Rosemarie tilted her head. “You mean wraiths.”
Tom mirrored Rosemarie’s expression. He scoffed a second later, adding, “What? It had a burning skull—”
“Of course,” Verdell cleared her throat and rested her back on the wall.
Rosemarie forced up a patient smile. “You don’t call that one hero or something ‘The Fire Elemental Rider’ right?”
“Well yeah, one, because the calling him Ghost were cooler,” Tom continued.
Rosemarie pouted, she nodded at Tom and gave her attention to Lt. Higgins. “So, spatial divinations... Have you checked his belongings?”
“Mr. Greg here tried a supposed harmless clickbait article to buff his own luck. The article itself was pretty sketchy, so I didn’t think anyone would be dumb to try it, yet here we are. The steps that he took seemed to be pretty accurate as it followed the steps from the guide down to the detail… only that it didn’t work as a way to buff someone’s luck; it was to summon a wraith that probably hammered his torso to bits like a pocket cannon.” Lt. Higgins wiped the sweat off his face. He walked towards them, scrutinizing all every bit of blood that dirtied the room. “Still, it narrows our suspects to a more detailed list, but given that our main task force is working with the church to pick up the Wraithcaller’s trail, who had the same MO, maybe we can treat this as a case as a diversion?”
Rosemarie combed her hair at the back of her head and glared at Lt. Higgins. “So you’re saying… what?”
“See, we have nothing much,” Tom blurted. “We received a couple of calls roughly in the same hour as the other districts about crimes being magical in nature so early in the morning. We were dispatched here, got inside to investigate—” He turned to the spot where the entity they killed dropped, and to his surprise, its body was still there. “Wait,” he chuckled nervously. “are fire elementals supposed to keep their bodies?”
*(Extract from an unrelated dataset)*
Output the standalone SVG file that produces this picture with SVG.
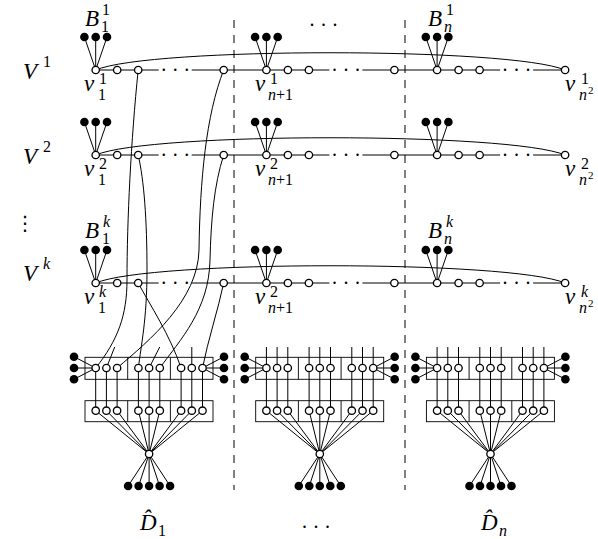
<svg xmlns="http://www.w3.org/2000/svg" width="598" height="539" viewBox="0 0 598 539">
<style>
.l{fill:none;stroke:#000;stroke-width:1}
.bx{fill:none;stroke:#000;stroke-width:0.9}
.d{fill:none;stroke:#000;stroke-width:1;stroke-dasharray:8 7}
.o{fill:#fff;stroke:#000;stroke-width:1.3}
.b{fill:#000}
.m{font-style:italic;font-size:23px}
.mi{font-style:italic;font-size:16px}
.sd{font-size:16px}
.ss{font-size:11px}
.dt{font-size:20px;letter-spacing:6.5px}
</style>
<rect width="598" height="539" fill="#fff"/>
<defs>
<g id="gadLines">
<rect class="bx" x="-10.7" y="357.3" width="128" height="22"/>
<path class="bx" d="M32,357.3V379.3M74.7,357.3V379.3"/>
<rect class="bx" x="-10.7" y="400.7" width="128" height="21"/>
<path class="bx" d="M32,400.7V421.7M74.7,400.7V421.7"/>
<path class="l" d="M0,368V410.7M10.7,368V410.7M21.4,368V410.7M42.7,368V410.7M53.4,368V410.7M64.1,368V410.7M85.4,368V410.7M96.1,368V410.7M106.8,368V410.7"/>
<path class="l" d="M0,410.7L53.4,454M10.7,410.7L53.4,454M21.4,410.7L53.4,454M42.7,410.7L53.4,454M53.4,410.7V454M64.1,410.7L53.4,454M85.4,410.7L53.4,454M96.1,410.7L53.4,454M106.8,410.7L53.4,454"/>
<path class="l" d="M53.4,454L32.4,486M53.4,454L42.9,486M53.4,454V486M53.4,454L63.9,486M53.4,454L74.4,486"/>
<path class="l" d="M-21.7,356.7L0,368M-21.7,368H0M-21.7,379.3L0,368M128.3,356.7L106.8,368M128.3,368H106.8M128.3,379.3L106.8,368"/>
</g>
<g id="gadNodes">
<circle class="o" cx="0" cy="368" r="3.7"/><circle class="o" cx="10.7" cy="368" r="3.7"/><circle class="o" cx="21.4" cy="368" r="3.7"/>
<circle class="o" cx="42.7" cy="368" r="3.7"/><circle class="o" cx="53.4" cy="368" r="3.7"/><circle class="o" cx="64.1" cy="368" r="3.7"/>
<circle class="o" cx="85.4" cy="368" r="3.7"/><circle class="o" cx="96.1" cy="368" r="3.7"/><circle class="o" cx="106.8" cy="368" r="3.7"/>
<circle class="o" cx="0" cy="410.7" r="3.7"/><circle class="o" cx="10.7" cy="410.7" r="3.7"/><circle class="o" cx="21.4" cy="410.7" r="3.7"/>
<circle class="o" cx="42.7" cy="410.7" r="3.7"/><circle class="o" cx="53.4" cy="410.7" r="3.7"/><circle class="o" cx="64.1" cy="410.7" r="3.7"/>
<circle class="o" cx="85.4" cy="410.7" r="3.7"/><circle class="o" cx="96.1" cy="410.7" r="3.7"/><circle class="o" cx="106.8" cy="410.7" r="3.7"/>
<circle class="o" cx="53.4" cy="454" r="3.7"/>
<circle class="b" cx="32.4" cy="486" r="4.3"/><circle class="b" cx="42.9" cy="486" r="4.3"/><circle class="b" cx="53.4" cy="486" r="4.3"/><circle class="b" cx="63.9" cy="486" r="4.3"/><circle class="b" cx="74.4" cy="486" r="4.3"/>
<circle class="b" cx="-21.7" cy="356.7" r="4.3"/><circle class="b" cx="-21.7" cy="368" r="4.3"/><circle class="b" cx="-21.7" cy="379.3" r="4.3"/>
<circle class="b" cx="128.3" cy="356.7" r="4.3"/><circle class="b" cx="128.3" cy="368" r="4.3"/><circle class="b" cx="128.3" cy="379.3" r="4.3"/>
</g>
<g id="rowNodes">
<circle class="b" cx="84.4" cy="-33" r="4.3"/><circle class="b" cx="95.7" cy="-33" r="4.3"/><circle class="b" cx="107" cy="-33" r="4.3"/>
<circle class="b" cx="255.1" cy="-33" r="4.3"/><circle class="b" cx="266.4" cy="-33" r="4.3"/><circle class="b" cx="277.7" cy="-33" r="4.3"/>
<circle class="b" cx="425.8" cy="-33" r="4.3"/><circle class="b" cx="437.1" cy="-33" r="4.3"/><circle class="b" cx="448.4" cy="-33" r="4.3"/>
<circle class="o" cx="95.7" cy="0" r="3.7"/><circle class="o" cx="117.2" cy="0" r="3.7"/><circle class="o" cx="138.2" cy="0" r="3.7"/><circle class="o" cx="223.7" cy="0" r="3.7"/>
<circle class="o" cx="266.4" cy="0" r="3.7"/><circle class="o" cx="287.9" cy="0" r="3.7"/><circle class="o" cx="308.9" cy="0" r="3.7"/><circle class="o" cx="394.4" cy="0" r="3.7"/>
<circle class="o" cx="437.1" cy="0" r="3.7"/><circle class="o" cx="458.6" cy="0" r="3.7"/><circle class="o" cx="479.6" cy="0" r="3.7"/><circle class="o" cx="565.1" cy="0" r="3.7"/>
<g font-family="Liberation Serif, DejaVu Serif, serif">
<text class="dt" x="161.2" y="1">...</text><text class="dt" x="331.9" y="1">...</text><text class="dt" x="502.6" y="1">...</text>
</g>
</g>
<path id="rowLines" class="l" d="M95.7,0H158.7M191.7,0H329.4M362.4,0H500.1M533.1,0H565.1M95.7,0C150,-23 510,-23 565.1,0M84.4,-33L95.7,0M95.7,-33V0M107,-33L95.7,0M255.1,-33L266.4,0M266.4,-33V0M277.7,-33L266.4,0M425.8,-33L437.1,0M437.1,-33V0M448.4,-33L437.1,0"/>
</defs>

<g id="connectors">
<path class="d" d="M234,20V490M405,20V490"/>
<use href="#rowLines" y="70"/>
<use href="#rowLines" y="155"/>
<use href="#rowLines" y="283"/>
<path class="l" d="M138.2,70C131,140 127,220 127,280C127,315 118,340 95.7,368"/>
<path class="l" d="M223.7,70C206,115 200,180 199,250C198,300 150,340 117.1,368"/>
<path class="l" d="M138.2,155C144,180 147,220 147,270C147,320 141,345 138.4,368"/>
<path class="l" d="M223.7,155C214,185 211,220 210,260C209,310 180,340 159.8,368"/>
<path class="l" d="M138.2,283C150,305 170,335 181.1,368"/>
<path class="l" d="M223.7,283C218,310 208,340 202.5,368"/>
<path class="l" d="M106.4,368L114.7,347M149.1,368L159.7,347M191.8,368V347"/>
<path class="l" d="M266.4,368V347M277.1,368V347M287.8,368V347M309.1,368V347M319.8,368V347M330.5,368V347M351.8,368V347M362.5,368V347M373.2,368V347"/>
<path class="l" d="M437.1,368V347M447.8,368V347M458.5,368V347M479.8,368V347M490.5,368V347M501.2,368V347M522.5,368V347M533.2,368V347M543.9,368V347"/>
<use href="#gadLines" x="95.7"/>
<use href="#gadLines" x="266.4"/>
<use href="#gadLines" x="437.1"/>
</g>

<g id="row-V1"><use href="#rowNodes" y="70"/></g>
<g id="row-V2"><use href="#rowNodes" y="155"/></g>
<g id="row-Vk"><use href="#rowNodes" y="283"/></g>
<g id="gadget-D1"><use href="#gadNodes" x="95.7"/></g>
<g id="gadget-D2"><use href="#gadNodes" x="266.4"/></g>
<g id="gadget-Dn"><use href="#gadNodes" x="437.1"/></g>

<g id="labels" font-family="Liberation Serif, DejaVu Serif, serif">
<text class="m" x="23" y="79">V</text><text class="sd" x="43" y="67">1</text>
<text class="m" x="23" y="164">V</text><text class="sd" x="43" y="152">2</text>
<text class="m" x="23" y="281">V</text><text class="mi" x="43" y="269">k</text>
<text class="dt" x="15" y="230" font-family="DejaVu Sans, sans-serif" font-size="26" letter-spacing="0">⋮</text>
<text class="dt" x="309.5" y="26">...</text>

<text class="m" x="85" y="26">B</text><text class="sd" x="102" y="15">1</text><text class="sd" x="101" y="32">1</text>
<text class="m" x="428" y="26">B</text><text class="sd" x="446" y="15">1</text><text class="mi" x="444" y="32">n</text>
<text class="m" x="85" y="238">B</text><text class="mi" x="103" y="227">k</text><text class="sd" x="102" y="244">1</text>
<text class="m" x="428" y="238">B</text><text class="mi" x="446" y="227">k</text><text class="mi" x="444" y="244">n</text>

<text class="m" x="84" y="91">v</text><text class="sd" x="99" y="84">1</text><text class="sd" x="98" y="100">1</text>
<text class="m" x="255" y="91">v</text><text class="sd" x="270" y="84">1</text><text class="mi" x="268" y="100">n<tspan class="sd" font-style="normal">+1</tspan></text>
<text class="m" x="565" y="91">v</text><text class="sd" x="581" y="84">1</text><text class="mi" x="579" y="100">n</text><text class="ss" x="588" y="94">2</text>

<text class="m" x="84" y="176">v</text><text class="sd" x="99" y="169">2</text><text class="sd" x="98" y="185">1</text>
<text class="m" x="255" y="176">v</text><text class="sd" x="270" y="169">2</text><text class="mi" x="268" y="185">n<tspan class="sd" font-style="normal">+1</tspan></text>
<text class="m" x="565" y="176">v</text><text class="sd" x="581" y="169">2</text><text class="mi" x="579" y="185">n</text><text class="ss" x="588" y="179">2</text>

<text class="m" x="84" y="304">v</text><text class="mi" x="99" y="297">k</text><text class="sd" x="98" y="313">1</text>
<text class="m" x="255" y="304">v</text><text class="sd" x="270" y="297">2</text><text class="mi" x="268" y="313">n<tspan class="sd" font-style="normal">+1</tspan></text>
<text class="m" x="565" y="304">v</text><text class="mi" x="581" y="297">k</text><text class="mi" x="579" y="313">n</text><text class="ss" x="588" y="307">2</text>

<text class="m" x="140" y="530">D̂</text><text class="sd" x="158" y="536">1</text>
<text class="dt" x="302" y="528" letter-spacing="8">...</text>
<text class="m" x="481" y="530">D̂</text><text class="mi" x="499" y="536">n</text>
</g>
</svg>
“Wraiths,” Verdell stressed her words. “If they were, you would’ve burned to death along with this building at the moment they dragged you in—”
“But are they supposed to move even after you’ve killed them, though?” Tom interrupted. His jaws started to loosen. The flame the was stuck on its waist seemed to flicker and was alive; it grew by the second until it twitched and pulled the rest of its body upward.